14. The learned Counsel for the Corporation, the writ petitioner herein, relied upon a decision of this Court in Writ Petition No. 306/97 and batch decided by a Division Bench of this Court. In that case the approved scheme exempts the holders of the Stage Carriage Permit in respect of town service route. The applicant therein filed application for grant of permit for town service route and the length of the route is 25 K.Ms, and within the Municipality limits 2.5 K.Ms, and outside municipal limits 22.5 K.Ms. In those circumstances this Court held that almost the entire nationalised route is covered and it cannot be termed as a town service route and in such circumstances permit as town service route cannot be granted. In that case the grant of exemption by the Commissioner was not considered and further Rule 258(2) of the Rules and its effects were not considered. As such the judgment will not apply to the facts of the present case. In view of the facts and circumstances of the case we have no hesitation to hold that the present route is town service route and permit was rightly granted to the third respondent by the Appellate Authority.

15. It is further contended by the learned Counsel for the petitioner that grant of permit is subject to the condition of the scheme as the scheme allows only grant of permit where overlapping is only 8 K.Ms, outside the municipal limits. To appreciate the above contention we have to scrutinise whether the permit is granted in accordance with the scheme or not. The scheme is published in G.O.Ms. No. 495 dt. 20-9-1988. The route is published for the mofussil service/ stage carriage permit. The scheme provides that the following number of round trips are proposed to be operated to the complete exclusion of all other persons holding stage carriage permits on the proposed route and such other persons holding stage carriage permits on the routes overlapping completely or partially on the proposed route except to the extent specified in the note hereunder. The scheme shall not affect (1) the State Transport Undertakings; (2) the holders of stage carriage permits in respect of town services; (3) the holders of stage carriage permits in respect of inter- State routes overlapping on the notified route; (4) the holders of stage carriage permits in respect of such route or routes overlapping not more than 8 K.Ms. on the notified route and (5) the services operated by Devasthanams. Commenting on conditions 2 and 4 the learned Counsel for the petitioner contended that both the conditions must be read together and the overlapping imposed in condition No. 4 also to be read as one of the requirement prescribed for Condition No. 2 . We are not able to agree with the said contention. The Supreme Court in Kasturi’s case (1 supra) has laid down that grant of permit should be made strictly in accordance with the scheme. Therefore the condition providing exemption in the scheme must be read. By reading Condition No. 2 it is manifest that holders of stage carriage permit in respect of town service route are exempted. There is no indication to come to a conclusion that overlapping of 8 K.Ms, only is permitted where the scheme itself was not prescribed.

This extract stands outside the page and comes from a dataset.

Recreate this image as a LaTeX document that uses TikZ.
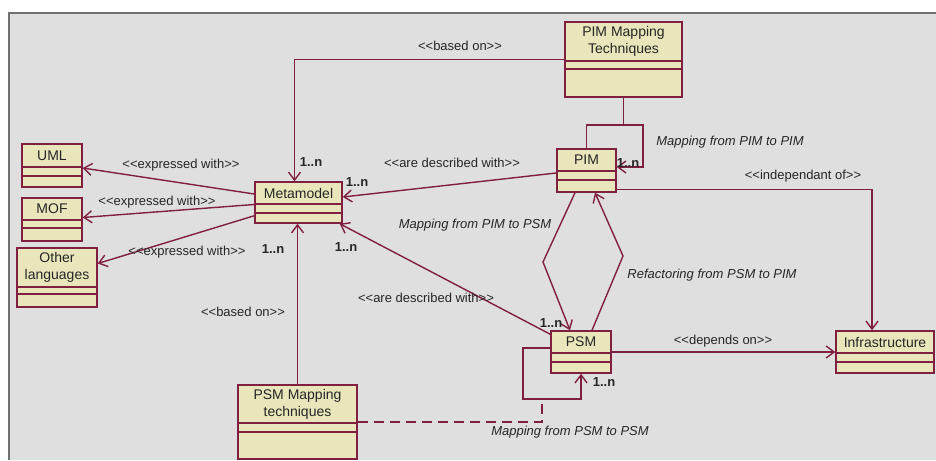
\documentclass[tikz,border=0pt]{standalone}
\usepackage{fontspec}
\setmainfont{Liberation Sans}
\usetikzlibrary{arrows.meta,fit}

\definecolor{classfill}{RGB}{232,230,186}
\definecolor{classedge}{RGB}{128,32,64}
\definecolor{canvas}{RGB}{223,223,223}
\definecolor{framegray}{RGB}{112,112,112}
\definecolor{textgray}{RGB}{38,38,38}

% UML class: id, left, top, right, bottom, 1st separator, 2nd separator, title
\newcommand{\umlclass}[8]{%
  \node[classbox, fit={(#2,#3) (#4,#5)}] (#1) {};
  \draw[compline] (#2,#6) -- (#4,#6) (#2,#7) -- (#4,#7);
  \node[classname] (#1-title) at ({(#2+#4)/2},{(#3+#6)/2}) {#8};
}
% stereotype text, kept as << >> (no guillemet ligature)
\newcommand{\stereo}[1]{<\kern0pt<#1>\kern0pt>}

\begin{document}
\begin{tikzpicture}[x=1pt, y=-1pt]

\tikzset{
  classbox/.style={draw=classedge, fill=classfill, line width=1.5pt, inner sep=0pt},
  compline/.style={draw=classedge, line width=1.5pt},
  classname/.style={text=textgray, align=center, inner sep=0pt, font=\fontsize{14}{17}\selectfont},
  assoc/.style={draw=classedge, line width=1.4pt},
  arr/.style={assoc, -{Straight Barb[length=8pt, width=12pt]}},
  lbl/.style={text=textgray, inner sep=1pt, font=\fontsize{13}{15}\selectfont},
  mapl/.style={lbl, font=\fontsize{13}{15}\selectfont\itshape},
  mult/.style={lbl, font=\fontsize{13}{15}\selectfont\bfseries}
}

% --- Fundo ---
\useasboundingbox (0,0) rectangle (936,460);
\fill[white] (0,0) rectangle (936,460);
\fill[canvas] (9,13) rectangle (936,460);
\draw[framegray, line width=2pt] (9,460) -- (9,13) -- (936,13);

% --- Classes ---
\umlclass{uml}{22}{144}{82}{187}{167}{176}{UML}
\umlclass{mof}{22}{198}{82}{241}{220}{228}{MOF}
\umlclass{other}{17}{248}{97}{307}{287}{294}{Other\\languages}
\umlclass{meta}{255}{182}{342}{223}{204}{213}{Metamodel}
\umlclass{pmt}{565}{22}{682}{97}{61}{69}{PIM Mapping\\Techniques}
\umlclass{pim}{557}{149}{616}{192}{171}{180}{PIM}
\umlclass{psm}{551}{331}{611}{373}{353}{362}{PSM}
\umlclass{psmmt}{238}{385}{357}{459}{423}{432}{PSM Mapping\\techniques}
\umlclass{infra}{836}{331}{934}{373}{353}{362}{Infrastructure}

% --- Pontos de apoio ---
\coordinate (pimloop) at (643,125);
\coordinate (psmloop) at (523,399);
\coordinate (psmattach) at (542,399);
\coordinate (kinkA) at (543,262);
\coordinate (kinkB) at (623,256);

% --- Associações ---
\draw[arr] (pmt.west) -| ([xshift=-4pt]meta.north);
\draw[arr] (pim.north) |- (pimloop) |- ([yshift=3.5pt]pim.east);
\draw[assoc] (pmt.south) -- (pmt.south |- pimloop);
\draw[arr] ([yshift=-2.5pt]pim.west) -- ([yshift=5.5pt]meta.east);

\draw[arr] ([yshift=8.5pt]meta.west) -- ([yshift=-2.5pt]uml.east);
\draw[arr] ([yshift=-2pt]meta.west) -- ([yshift=2pt]mof.east);
\draw[arr] ([yshift=8pt]meta.south west) -- ([yshift=14pt]other.east);

\draw[arr] (psmmt.north) -- (psmmt.north |- meta.south);
\draw[arr] ([yshift=-4pt]psm.north west) -- ([xshift=-3pt]meta.south east);

\draw[arr] ([xshift=-11.5pt]pim.south) -- (kinkA) -- ([xshift=-11pt]psm.north);
\draw[arr] ([xshift=11pt]psm.north) -- (kinkB) -- ([xshift=8.5pt]pim.south);

\draw[arr] ([yshift=3pt]pim.south east) -| ([xshift=-13pt]infra.north);
\draw[arr] (psm.east) -- (infra.west);

\draw[arr] ([yshift=4pt]psm.west) -| (psmloop) -| (psm.south);
\draw[assoc, dash pattern=on 10pt off 6pt] (psmmt.east) -| (psmattach);

% --- Rótulos ---
\node[lbl] (basedTop) at (460,46) {\stereo{based on}};
\node[lbl] (descrTop) at (452,163) {\stereo{are described with}};
\node[lbl] (exprUml) at (181,165) {\stereo{expressed with}};
\node[lbl] (exprMof) at (157,202) {\stereo{expressed with}};
\node[lbl] (exprOther) at (187,252) {\stereo{expressed with}};
\node[lbl] (indep) at (803,176) {\stereo{independant of}};
\node[lbl] (descrLow) at (426,298) {\stereo{are described with}};
\node[lbl] (basedLow) at (243,312) {\stereo{based on}};
\node[lbl] (depends) at (723,341) {\stereo{depends on}};

\node[mapl] (mapPimPim) at (730,142) {Mapping from PIM to PIM};
\node[mapl] (mapPimPsm) at (475,225) {Mapping from PIM to PSM};
\node[mapl] (refPsmPim) at (712,275) {Refactoring from PSM to PIM};
\node[mapl] (mapPsmPsm) at (570,432) {Mapping from PSM to PSM};

% --- Multiplicidades ---
\node[mult] (mMetaTop) at (311,162) {1..n};
\node[mult] (mMetaRight) at (357,182) {1..n};
\node[mult] (mMetaLow) at (273,249) {1..n};
\node[mult] (mMetaSE) at (346,247) {1..n};
\node[mult] (mPim) at (628,163) {1..n};
\node[mult] (mPsmTop) at (551,323) {1..n};
\node[mult] (mPsmLow) at (604,382) {1..n};

\end{tikzpicture}
\end{document}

16. It is further contended that Condition No. 2 shows holders of stage carriage permit for town service route are exempted, which means the grant of permit to holders of permit only and not for others. This contention cannot be accepted. This Court in Writ Appeal No. 1325/92 held that holders of stage carriage permits also include stage carriage permits granted after notification of the approved scheme. This view is supported by the judgment of this Court in W.P. 10485/91. Therefore we see no force in the contention of the learned Counsel for the petitioner.

17. Therefore in view of the above facts and circumstances of the case we do not see any merit in this writ petition and it is accordingly dismissed. No costs.